Other exemptions exist for specific sectors like education, healthcare, and certain government services. A detailed list can be found on the Inland Revenue Department website.

Tax incentives

Sri Lanka offers a range of tax incentives for individuals and businesses as of February 5, 2025. Please note that tax laws are subject to change, and this information is current as of today's date. Always consult with a tax advisor for the latest regulations.

Personal Income Tax

  • Tax-Free Allowance: The tax-free allowance has been increased to LKR 150,000 per month.
  • Revised Tax Slabs: The tax slab for the 6% rate has been expanded to cover annual income up to LKR 1,000,000.
  • Withholding Tax on Interest: The withholding tax on interest income has increased to 10%, but individuals earning less than LKR 150,000 monthly can apply for an exemption.
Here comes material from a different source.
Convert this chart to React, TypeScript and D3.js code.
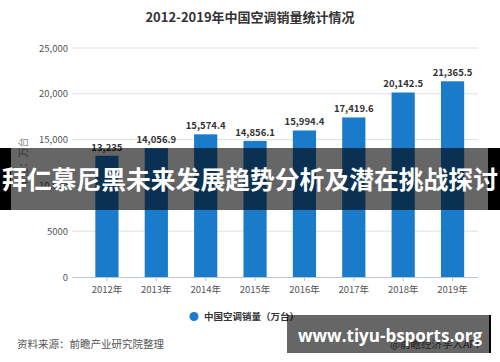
import React from "react";
import * as d3 from "d3";

const years = ["2012年", "2013年", "2014年", "2015年", "2016年", "2017年", "2018年", "2019年"];
const sales = [13235, 14056.9, 15574.4, 14856.1, 15994.4, 17419.6, 20142.5, 21365.5];
const valueLabels = ["13,235", "14,056.9", "15,574.4", "14,856.1", "15,994.4", "17,419.6", "20,142.5", "21,365.5"];
const yTicks = [0, 5000, 10000, 15000, 20000, 25000];
const yTickLabels = ["0", "5000", "10,000", "15,000", "20,000", "25,000"];

const W = 500;
const H = 362;
const font = "'Noto Sans CJK SC', 'Noto Sans', sans-serif";

export default function App() {
  const x = d3.scaleBand<string>().domain(years).range([82, 477.5]).paddingInner(0.53).paddingOuter(0.27);
  const y = d3.scaleLinear().domain([0, 25000]).range([277, 48]);
  const bw = x.bandwidth();

  return (
    <svg
      width={W}
      height={H}
      style={{ position: "absolute", left: 0, top: 0, background: "#fff" }}
      fontFamily={font}
    >
      <text x={250} y={22} textAnchor="middle" fontSize={13} fontWeight="bold" fill="#333">
        2012-2019年中国空调销量统计情况
      </text>

      {/* grid + y ticks */}
      {yTicks.map((t, i) => (
        <g key={t}>
          {t > 0 && <line x1={72} x2={478} y1={y(t)} y2={y(t)} stroke="#e0e0e0" strokeWidth={1} />}
          <text x={68} y={y(t) + 3.5} textAnchor="end" fontSize={9.5} fill="#555">
            {yTickLabels[i]}
          </text>
        </g>
      ))}
      <text
        transform={`translate(27,${y(12500)}) rotate(-90)`}
        textAnchor="middle"
        fontSize={10}
        fill="#888"
      >
        单位：万台
      </text>

      {/* bars */}
      {sales.map((v, i) => (
        <g key={years[i]}>
          <rect x={x(years[i])} y={y(v)} width={bw} height={y(0) - y(v)} fill="#1a7bcb" />
          <text
            x={(x(years[i]) as number) + bw / 2}
            y={y(v) - 5}
            textAnchor="middle"
            fontSize={9.5}
            fontWeight="bold"
            fill="#333"
          >
            {valueLabels[i]}
          </text>
        </g>
      ))}

      {/* x axis */}
      <line x1={72} x2={478} y1={y(0) + 0.5} y2={y(0) + 0.5} stroke="#b8c4d0" />
      {years.map((yr) => {
        const cx = (x(yr) as number) + bw / 2;
        return (
          <g key={yr}>
            <line x1={cx} x2={cx} y1={y(0)} y2={y(0) + 4} stroke="#b8c4d0" />
            <text x={cx} y={293} textAnchor="middle" fontSize={9.5} fill="#555">
              {yr}
            </text>
          </g>
        );
      })}

      {/* legend */}
      <circle cx={194} cy={316.5} r={4.5} fill="#1a7bcb" />
      <text x={204} y={320} fontSize={9.5} fontWeight="bold" fill="#333">
        中国空调销量（万台）
      </text>

      <text x={17} y={348} fontSize={10.5} fill="#555">
        资料来源：前瞻产业研究院整理
      </text>
      <text x={390} y={348} fontSize={10.5} fill="#555">
        @前瞻经济学人APP
      </text>

      {/* overlay band */}
      <rect x={0} y={148} width={11} height={62} fill="#000" />
      <rect x={11} y={148} width={477} height={62} fill="#000" fillOpacity={0.6} />
      <rect x={488} y={148} width={12} height={62} fill="#000" />
      <text x={250} y={189} textAnchor="middle" fontSize={24.8} fontWeight="bold" fill="#fff">
        拜仁慕尼黑未来发展趋势分析及潜在挑战探讨
      </text>

      {/* bottom-right box */}
      <rect x={287} y={315} width={202} height={38} fill="#000" fillOpacity={0.6} />
      <rect x={489} y={315} width={2} height={38} fill="#000" />
      <text x={298} y={342} fontSize={17} fontWeight="bold" fill="#fff" fontFamily="'Open Sans', 'Noto Sans', sans-serif">
        www.tiyu-bsports.org
      </text>
    </svg>
  );
}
Business and Corporate Taxes

  • Export Services: The exemption on income from exported services has been removed, and a 15% tax applies from April 1, 2025.
  • Increased Rates for Specific Industries: Taxes on betting, gaming, tobacco, and liquor industries have increased to 45%.
  • VAT on Digital Services: An 18% VAT applies to digital services consumed in Sri Lanka from April 1, 2025.

Investment Incentives

  • Foreign Currency Holdings: Interest income from foreign currency accounts and special deposit accounts is exempt from tax. Foreign-source income remitted to Sri Lanka in foreign currency is also exempt.
  • Sovereign Bonds: Interest, discounts, and gains on sovereign bonds (local or foreign currency) are exempt for non-residents. Interest on loans granted by non-residents to residents or the government is also exempt.
  • Dividends: Dividends paid to non-residents are tax-free.
  • Real Estate Investment Trusts (REITs): Tax concessions are available for gains from Sri Lanka REITs.
  • Renewable Energy Projects: Seven-year tax exemption for renewable energy projects is available.
  • Recycled Construction Materials: Businesses selling recycled construction materials may qualify for a five-year tax exemption.
  • Agro Farming: Income from agro farming is exempt for five years.
  • Colombo Stock Exchange Listing: Companies listed on the Colombo Stock Exchange before December 31, 2021, may have their aggregate income tax halved.

General Tax Information

Sri Lanka's tax system aims to balance revenue generation with encouraging economic activity. Tax incentives play a significant role in attracting investment, promoting specific sectors, and providing relief to taxpayers. The government regularly reviews and updates tax policies, so staying informed about the latest changes is crucial.